İsyanlarla ilgili soruşturmalar devam ediyor ve sürekli yeni cezalar geliyor.
'Cezalar kimseyi korkutmuyor'
Diyar hiçbir yağmaya karışmasa da isyanlara katıldığı için kendisinin de topun ucunda olabileceğini hatırlatıyor ama umursamadığını söylüyor: "Üzerinden tam bir yıl geçti. Benim komşum daha geçenlerde 18 ay hapis cezası yedi. Beni gördüğünde 'sen büyük ihtimalle aranıyorsun' dedi. Ona yağma yaptığı videoyu göstermişlerdir. Dükkandan çıktıktan sonra beni görüyor ve selam için yanıma geliyor. Onun için sana da ceza verirler. Valla umursamıyorum".

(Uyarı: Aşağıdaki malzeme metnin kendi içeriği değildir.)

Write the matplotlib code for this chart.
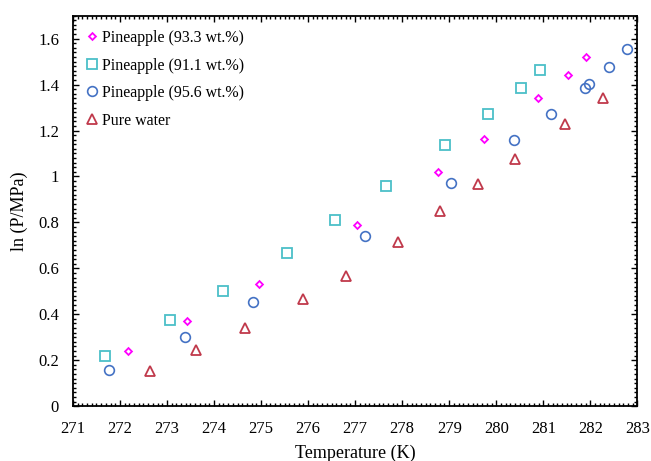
import numpy as np
import matplotlib
matplotlib.use('Agg')
from matplotlib import pyplot as plt
from matplotlib.ticker import MultipleLocator

plt.rcParams['font.family'] = ['Liberation Serif', 'DejaVu Serif']

# Pineapple 93.3 wt.%
t_933 = [272.17, 273.43, 274.96, 277.04, 278.77, 279.74, 280.89, 281.53, 281.91]
p_933 = [0.239, 0.370, 0.530, 0.790, 1.020, 1.165, 1.340, 1.440, 1.520]

# Pineapple 91.1 wt.%
t_911 = [271.68, 273.06, 274.19, 275.55, 276.57, 277.66, 278.91, 279.83, 280.53, 280.94]
p_911 = [0.220, 0.375, 0.500, 0.665, 0.810, 0.957, 1.135, 1.274, 1.387, 1.465]

# Pineapple 95.6 wt.%
t_956 = [271.77, 273.38, 274.83, 277.21, 279.04, 280.38, 281.17, 281.89, 281.98, 282.40, 282.77]
p_956 = [0.157, 0.300, 0.452, 0.740, 0.970, 1.160, 1.274, 1.387, 1.402, 1.478, 1.557]

# Pure water
t_w = [272.64, 273.62, 274.66, 275.89, 276.81, 277.91, 278.81, 279.62, 280.40, 281.47, 282.26]
p_w = [0.152, 0.243, 0.339, 0.465, 0.565, 0.713, 0.848, 0.965, 1.074, 1.230, 1.343]

xticks = [271, 272, 273, 274, 275, 276, 277, 278, 279, 280, 281, 282, 283]
yticks = [0, 0.2, 0.4, 0.6, 0.8, 1.0, 1.2, 1.4, 1.6]
ylabels = ['0', '0.2', '0.4', '0.6', '0.8', '1', '1.2', '1.4', '1.6']

fig = plt.figure(figsize=(6.51, 4.61), dpi=100)
ax = fig.add_axes([0.112, 0.119, 0.867, 0.847])

ax.plot(t_933, p_933, 'D', ms=3.5, mfc='none', mec='#FF00FF', mew=1.3, label='Pineapple (93.3 wt.%)')
ax.plot(t_911, p_911, 's', ms=7, mfc='none', mec='#4BBFC8', mew=1.3, label='Pineapple (91.1 wt.%)')
ax.plot(t_956, p_956, 'o', ms=7, mfc='none', mec='#4472C4', mew=1.2, label='Pineapple (95.6 wt.%)')
ax.plot(t_w, p_w, '^', ms=7, mfc='none', mec='#C0394B', mew=1.3, label='Pure water')

ax.set_xlim(271, 283)
ax.set_ylim(0, 1.7)
ax.set_xticks(xticks)
ax.set_yticks(yticks)
ax.set_yticklabels(ylabels)
ax.xaxis.set_minor_locator(MultipleLocator(0.1))
ax.yaxis.set_minor_locator(MultipleLocator(0.02))
ax.tick_params(which='both', direction='in', top=True, right=True, labelsize=12, width=1)
ax.tick_params(axis='x', which='major', length=4, pad=11)
ax.tick_params(axis='y', which='major', length=4, pad=10)
ax.tick_params(which='minor', length=2.5)
for s in ax.spines.values():
    s.set_linewidth(1.3)

ax.set_xlabel('Temperature (K)', fontsize=13, labelpad=5)
ax.set_ylabel('ln (P/MPa)', fontsize=13, labelpad=7)

ax.legend(loc='upper left', frameon=False, fontsize=11.5, handletextpad=0.1,
          handlelength=1.0, labelspacing=0.72, borderaxespad=0.5,
          bbox_to_anchor=(-0.005, 1.0))

plt.savefig('out.png', dpi=100)
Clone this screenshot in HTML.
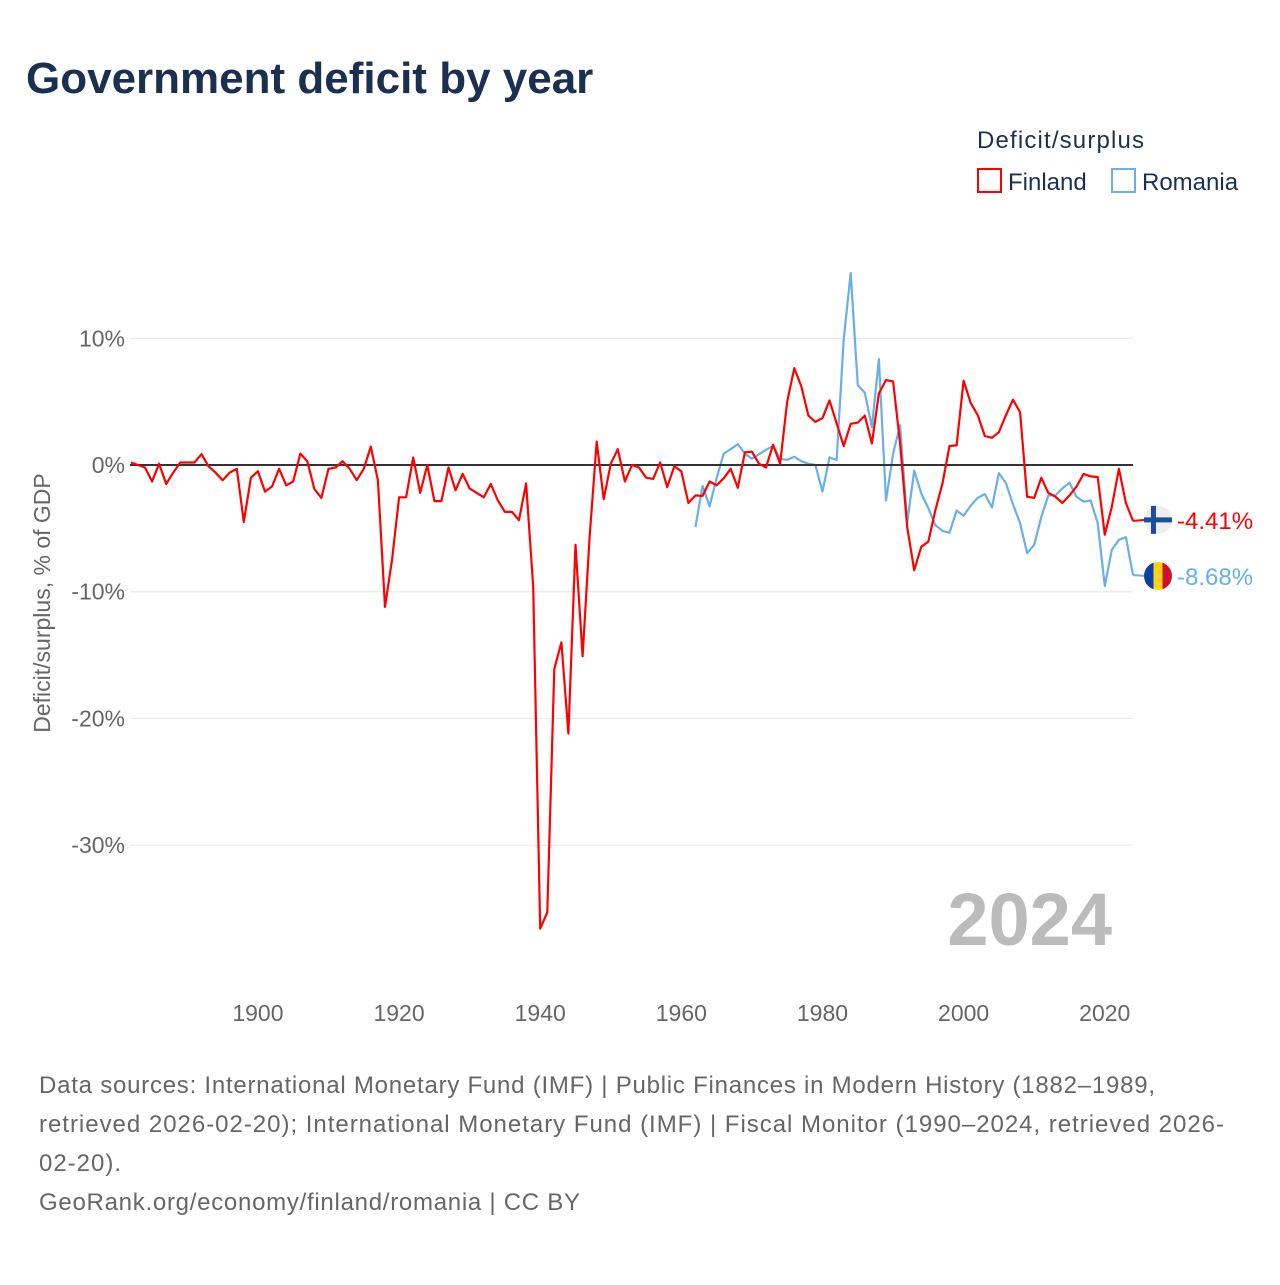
<!DOCTYPE html>
<html><head><meta charset="utf-8"><style>
body{margin:0;background:#fff;width:1280px;height:1280px;overflow:hidden;font-family:"Liberation Sans",sans-serif}
</style></head><body>
<svg width="1280" height="1280" xmlns="http://www.w3.org/2000/svg" style="font-family:'Liberation Sans',sans-serif">
<text x="26" y="93" font-size="44" font-weight="bold" fill="#1b3050">Government deficit by year</text>
<text x="977" y="148" font-size="24" fill="#1b3050" textLength="167">Deficit/surplus</text>
<g>
<rect x="978" y="169" width="23" height="23" fill="none" stroke="#f00" stroke-width="2"/>
<text x="1008" y="190" font-size="24" fill="#1b3050">Finland</text></g>
<g>
<rect x="1112" y="169" width="23" height="23" fill="none" stroke="#6aaeea" stroke-width="2"/>
<text x="1142" y="190" font-size="24" fill="#1b3050">Romania</text></g>
<g id="grid"></g>
<g id="yticks"></g>
<g id="xticks"></g>
<text transform="translate(50,603) rotate(-90)" text-anchor="middle" font-size="23" fill="#666">Deficit/surplus, % of GDP</text>
<text x="1112" y="945" text-anchor="end" font-size="74" font-weight="bold" fill="#bbb">2024</text>
<g id="series"></g>
<g id="ends"></g>
<g font-size="24" fill="#666">
<text x="39" y="1093" textLength="1116">Data sources: International Monetary Fund (IMF) | Public Finances in Modern History (1882–1989,</text>
<text x="39" y="1132" textLength="1185">retrieved 2026-02-20); International Monetary Fund (IMF) | Fiscal Monitor (1990–2024, retrieved 2026-</text>
<text x="39" y="1171" textLength="82">02-20).</text>
<text x="39" y="1210" textLength="541">GeoRank.org/economy/finland/romania | CC BY</text>
</g>
</svg>
<script>
const finlandStart = 1882;
const finlandValues = [0.2,0,-0.2,-1.3,0.1,-1.5,-0.6,0.2,0.2,0.2,0.85,-0.1,-0.6,-1.2,-0.6,-0.3,-4.5,-1.0,-0.5,-2.1,-1.7,-0.3,-1.6,-1.3,0.9,0.3,-1.9,-2.6,-0.3,-0.2,0.3,-0.3,-1.2,-0.3,1.45,-1.2,-11.2,-7.5,-2.55,-2.55,0.6,-2.2,0,-2.85,-2.85,-0.2,-2.0,-0.7,-1.85,-2.2,-2.55,-1.5,-2.8,-3.7,-3.7,-4.35,-1.45,-9.6,-36.6,-35.3,-16.1,-14.0,-21.2,-6.3,-15.1,-5.7,1.85,-2.7,0.1,1.25,-1.3,0,-0.2,-1.0,-1.1,0.2,-1.75,-0.1,-0.5,-3.0,-2.4,-2.45,-1.3,-1.6,-1.05,-0.3,-1.8,1.0,1.05,0.1,-0.2,1.6,0.1,5.0,7.65,6.2,3.9,3.4,3.7,5.1,3.3,1.5,3.25,3.35,3.9,1.7,5.65,6.7,6.6,1.7,-4.9,-8.3,-6.45,-6.05,-3.55,-1.45,1.5,1.55,6.65,4.9,3.95,2.3,2.15,2.6,3.95,5.15,4.15,-2.5,-2.6,-1.0,-2.2,-2.5,-3.0,-2.4,-1.7,-0.7,-0.9,-0.95,-5.5,-3.3,-0.3,-3.0,-4.41];
const romaniaStart = 1962;
const romaniaValues = [-4.9,-1.65,-3.25,-1.05,0.9,1.25,1.65,0.9,0.5,0.85,1.2,1.5,0.5,0.4,0.65,0.3,0.1,0,-2.1,0.6,0.4,9.9,15.15,6.3,5.7,3.0,8.35,-2.8,0.9,3.15,-4.55,-0.45,-2.25,-3.4,-4.75,-5.2,-5.35,-3.6,-4.0,-3.2,-2.6,-2.3,-3.35,-0.65,-1.45,-3.1,-4.6,-6.95,-6.3,-4.1,-2.4,-2.4,-1.85,-1.4,-2.5,-2.9,-2.8,-4.6,-9.55,-6.7,-5.9,-5.7,-8.68];
const yTicks = [10,0,-10,-20,-30];
const yTickLabels = ["10%","0%","-10%","-20%","-30%"];
const xTicks = [1900,1920,1940,1960,1980,2000,2020];
const endLabels = ["-4.41%","-8.68%"];

const NS="http://www.w3.org/2000/svg";
const X0=130.9, X1=1133, Y0=1882, Y1=2024;
function xs(yr){return X0+(yr-Y0)*(X1-X0)/(Y1-Y0);}
function ys(v){return 465-v*12.67;}
function mk(tag,attrs,parent){const e=document.createElementNS(NS,tag);for(const k in attrs)e.setAttribute(k,attrs[k]);parent.appendChild(e);return e;}
const grid=document.getElementById('grid'), yt=document.getElementById('yticks'), xt=document.getElementById('xticks');
yTicks.forEach((v,i)=>{
  if(v!==0){const l=mk('line',{x1:130,x2:1133,y1:ys(v),y2:ys(v),stroke:'#e6e6e6','stroke-width':1},grid);
  
  }
  const t=mk('text',{x:125,y:ys(v)+8,'text-anchor':'end','font-size':23,fill:'#666'},yt);
  t.textContent=yTickLabels[i];
  
  
});
xTicks.forEach(yr=>{
  const t=mk('text',{x:xs(yr),y:1021,'text-anchor':'middle','font-size':23,fill:'#666'},xt);
  t.textContent=yr;
  
  
});
const series=document.getElementById('series');
function line(start,vals,color,name){
  const pts=vals.map((v,i)=>xs(start+i).toFixed(1)+','+ys(v).toFixed(1)).join(' ');
  const p=mk('polyline',{points:pts,fill:'none',stroke:color,'stroke-width':2.2,'stroke-linejoin':'round'},series);
  
  
}
line(romaniaStart,romaniaValues,'#6aaeea','romania-line');
const zl=mk('line',{x1:130,x2:1133,y1:ys(0),y2:ys(0),stroke:'#333','stroke-width':2},series);


line(finlandStart,finlandValues,'#f00','finland-line');

const ends=document.getElementById('ends');
const fv=finlandValues[finlandValues.length-1], rv=romaniaValues[romaniaValues.length-1];
const fy=ys(fv)-1, ry=ys(rv)+1;
const fg=mk('g',{},ends);


mk('line',{x1:1133,x2:1145,y1:ys(fv),y2:fy,stroke:'#f00','stroke-width':2},fg);
mk('circle',{cx:1158,cy:fy,r:14,fill:'#eee'},fg);
mk('rect',{x:1144,y:fy-2.5,width:28,height:5,fill:'#1a4fa0'},fg);
mk('rect',{x:1151,y:fy-14,width:5,height:28,fill:'#1a4fa0'},fg);
const ft=mk('text',{x:1177,y:fy+9,'font-size':24,fill:'#f00'},ends);
ft.textContent=endLabels[0];


const rg=mk('g',{},ends);


mk('line',{x1:1133,x2:1145,y1:ys(rv),y2:ry,stroke:'#6aaeea','stroke-width':2},rg);
const cp=mk('clipPath',{id:'rc'},rg);
mk('circle',{cx:1158,cy:ry,r:14},cp);
const cg=mk('g',{'clip-path':'url(#rc)'},rg);
mk('rect',{x:1144,y:ry-14,width:10,height:28,fill:'#0b3fa8'},cg);
mk('rect',{x:1153.5,y:ry-14,width:9.5,height:28,fill:'#fcd116'},cg);
mk('rect',{x:1162.5,y:ry-14,width:10,height:28,fill:'#ce1126'},cg);
const rt=mk('text',{x:1177,y:ry+9,'font-size':24,fill:'#6aaeea'},ends);
rt.textContent=endLabels[1];


</script>
</body></html>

Son soru: Tüm bu cezalara rağmen benzer isyanların yaşanma ihtimali var mı?
Diyar gülümseyerek cevap veriyor: "Herkesin hayatı daha da zorlaşıyor. Bu cezaları da kimse öyle çok kafasına takmıyor. Bazıları gülüp geçiyor. Yine aynı şey olsa insanlar yine katılırlar, kesin."